→ **Work to complete**:
Each line that holds the word "with" counts once; report how many lines do so and nothing else.

→ **Material to process**:
::::
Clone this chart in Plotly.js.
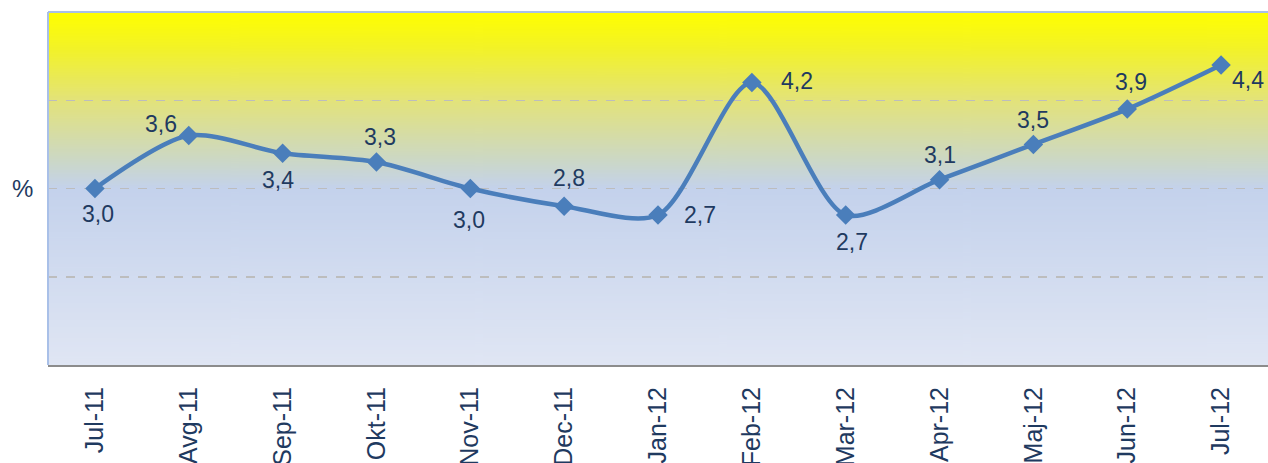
<!DOCTYPE html>
<html>
<head>
<meta charset="utf-8">
<script src="https://cdn.plot.ly/plotly-3.0.1.min.js"></script>
<style>html,body{margin:0;padding:0;background:#fff;}#chart{width:1268px;height:463px;}</style>
</head>
<body>
<div id="chart"></div>
<script>
const months = ['Jul-11','Avg-11','Sep-11','Okt-11','Nov-11','Dec-11','Jan-12','Feb-12','Mar-12','Apr-12','Maj-12','Jun-12','Jul-12'];
const inflation = [3.0, 3.6, 3.4, 3.3, 3.0, 2.8, 2.7, 4.2, 2.7, 3.1, 3.5, 3.9, 4.4];

// label offsets in pixels (style only): [dx, dy] with dy positive = up
const labelOffsets = [[3,-25],[-28,12],[-5,-27],[4,25],[-1,-31],[5,28],[42,0],[45,2],[6,-27],[0,25],[0,24],[4,27],[27,-15]];

// background gradient image for the plot area
const cv = document.createElement('canvas');
cv.width = 10; cv.height = 400;
const ctx = cv.getContext('2d');
const g = ctx.createLinearGradient(0, 0, 0, 400);
g.addColorStop(0, '#ffff00');
g.addColorStop(0.1, '#f3f326');
g.addColorStop(0.25, '#e3e37a');
g.addColorStop(0.42, '#ccd8c6');
g.addColorStop(0.5, '#c4d2ec');
g.addColorStop(1, '#e0e6f4');
ctx.fillStyle = g;
ctx.fillRect(0, 0, 10, 400);
const bgUrl = cv.toDataURL();

const textColor = '#1f3a60';
const fontFam = 'Liberation Sans, Arial, sans-serif';

const trace = {
  x: months,
  y: inflation,
  type: 'scatter',
  mode: 'lines+markers',
  line: {color: '#4a7ebb', width: 4.5, shape: 'spline', smoothing: 0.8},
  marker: {symbol: 'diamond', size: 15, color: '#4a7ebb'},
  cliponaxis: false,
  hoverinfo: 'skip'
};

const valueAnnotations = inflation.map((v, i) => ({
  x: months[i], y: v, xref: 'x', yref: 'y',
  text: v.toFixed(1).replace('.', ','),
  showarrow: false,
  xanchor: 'center', yanchor: 'middle',
  xshift: labelOffsets[i][0], yshift: labelOffsets[i][1],
  font: {family: fontFam, size: 23, color: textColor}
}));

const layout = {
  width: 1268, height: 463,
  margin: {l: 48, r: 0, t: 12, b: 98},
  paper_bgcolor: '#ffffff',
  plot_bgcolor: 'rgba(0,0,0,0)',
  showlegend: false,
  xaxis: {
    type: 'category',
    range: [-0.5, 12.5],
    tickangle: -90,
    tickfont: {family: fontFam, size: 25, color: textColor},
    showgrid: false,
    showline: true, linecolor: '#8c8c8c', linewidth: 2,
    ticks: 'outside', ticklen: 10, tickcolor: 'rgba(0,0,0,0)',
    zeroline: false,
    automargin: false,
    fixedrange: true
  },
  yaxis: {
    range: [1, 5],
    tickvals: [2, 3, 4],
    showticklabels: false,
    showgrid: true, gridcolor: '#bdbdbd', gridwidth: 1.5, griddash: 'dash',
    zeroline: false,
    showline: false,
    fixedrange: true
  },
  images: [{
    source: bgUrl, xref: 'paper', yref: 'paper', x: 0, y: 1, sizex: 1, sizey: 1,
    sizing: 'stretch', xanchor: 'left', yanchor: 'top', layer: 'below'
  }],
  shapes: [
    {type: 'line', xref: 'paper', yref: 'paper', x0: 0, x1: 1, y0: 1, y1: 1, line: {color: '#a9c0e8', width: 2}},
    {type: 'line', xref: 'paper', yref: 'paper', x0: 0, x1: 0, y0: 0, y1: 1, line: {color: '#a9c0e8', width: 2}}
  ],
  annotations: [{
    text: '%', xref: 'paper', yref: 'y', x: -0.021, y: 3, xanchor: 'center', yanchor: 'middle',
    showarrow: false, font: {family: fontFam, size: 24, color: textColor}
  }].concat(valueAnnotations)
};

Plotly.newPlot('chart', [trace], layout, {displayModeBar: false, staticPlot: true});
</script>
</body>
</html>
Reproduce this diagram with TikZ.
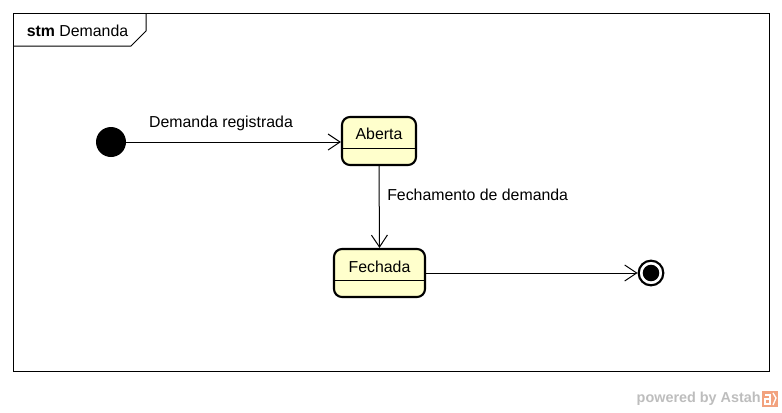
\documentclass[tikz,border=0pt]{standalone}
\usepackage{fontspec}
\setmainfont{Liberation Sans}
\usetikzlibrary{arrows.meta}
\definecolor{statefill}{HTML}{FFFFCC}
\definecolor{wmgray}{HTML}{BDBDBD}
\definecolor{wmorange}{HTML}{F2A27E}
\tikzstyle{state}=[rectangle, rounded corners=6pt, fill=statefill, draw=black, line width=1.6pt, minimum height=36pt, inner sep=0pt, anchor=center]
\tikzstyle{annot}=[align=center, inner sep=0pt, font=\fontsize{11.9}{14}\selectfont]
\tikzstyle{trans}=[-{Straight Barb[length=9pt,width=12pt]}, line width=0.75pt]
\begin{document}
\begin{tikzpicture}[x=0.75pt, y=-0.75pt]
	\useasboundingbox (0,0) rectangle (782,412);

	% frame
	\draw[line width=0.75pt] (13,13) rectangle (769,371);
	\draw[line width=0.75pt] (13,46) -- (131,46) -- (146,31) -- (146,13);
	\node[annot] (title) at (77.5,31) {\textbf{stm} Demanda};

	% states
	\node[circle, fill=black, minimum size=22.5pt, inner sep=0pt](init) at (111,142){};
	\node[state, minimum width=55.5pt](aberta) at (379,141){};
	\node[state, minimum width=68.25pt](fechada) at (379.5,273){};
	\node[circle, draw=black, line width=1.6pt, minimum size=18.5pt, inner sep=0pt](final) at (651,273){};
	\fill (final.center) circle (6.2pt);

	\draw[line width=0.75pt] ([yshift=-5.25pt]aberta.west) -- ([yshift=-5.25pt]aberta.east);
	\draw[line width=0.75pt] ([yshift=-5.25pt]fechada.west) -- ([yshift=-5.25pt]fechada.east);
	\node[annot] (abertaname) at (379,134) {Aberta};
	\node[annot] (fechadaname) at (379.5,267) {Fechada};

	% transitions
	\draw[trans] (init.east) -- (init.east -| aberta.west);
	\draw[trans] (aberta.south) -- (fechada.north);
	\draw[trans] (fechada.east) -- (final.west);
	\node[annot] (lblregistrada) at (221,123) {Demanda registrada};
	\node[annot, anchor=west] (lblfechamento) at (387,195) {Fechamento de demanda};

	% watermark
	\node[anchor=east, inner sep=0pt, text=wmgray, font=\bfseries\fontsize{10.8}{12}\selectfont](wm) at (761,399) {powered by Astah};
	\fill[wmorange] (762,391) rectangle (778,407);
	\draw[white, line width=1pt] (765,395) -- (770,395) -- (770,404) -- (765,404) -- (765,399) -- (770,399);
	\draw[white, line width=1pt] (773,393) -- (776,398) -- (773,405);
\end{tikzpicture}
\end{document}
::::
→ **Solution for this problem**:
2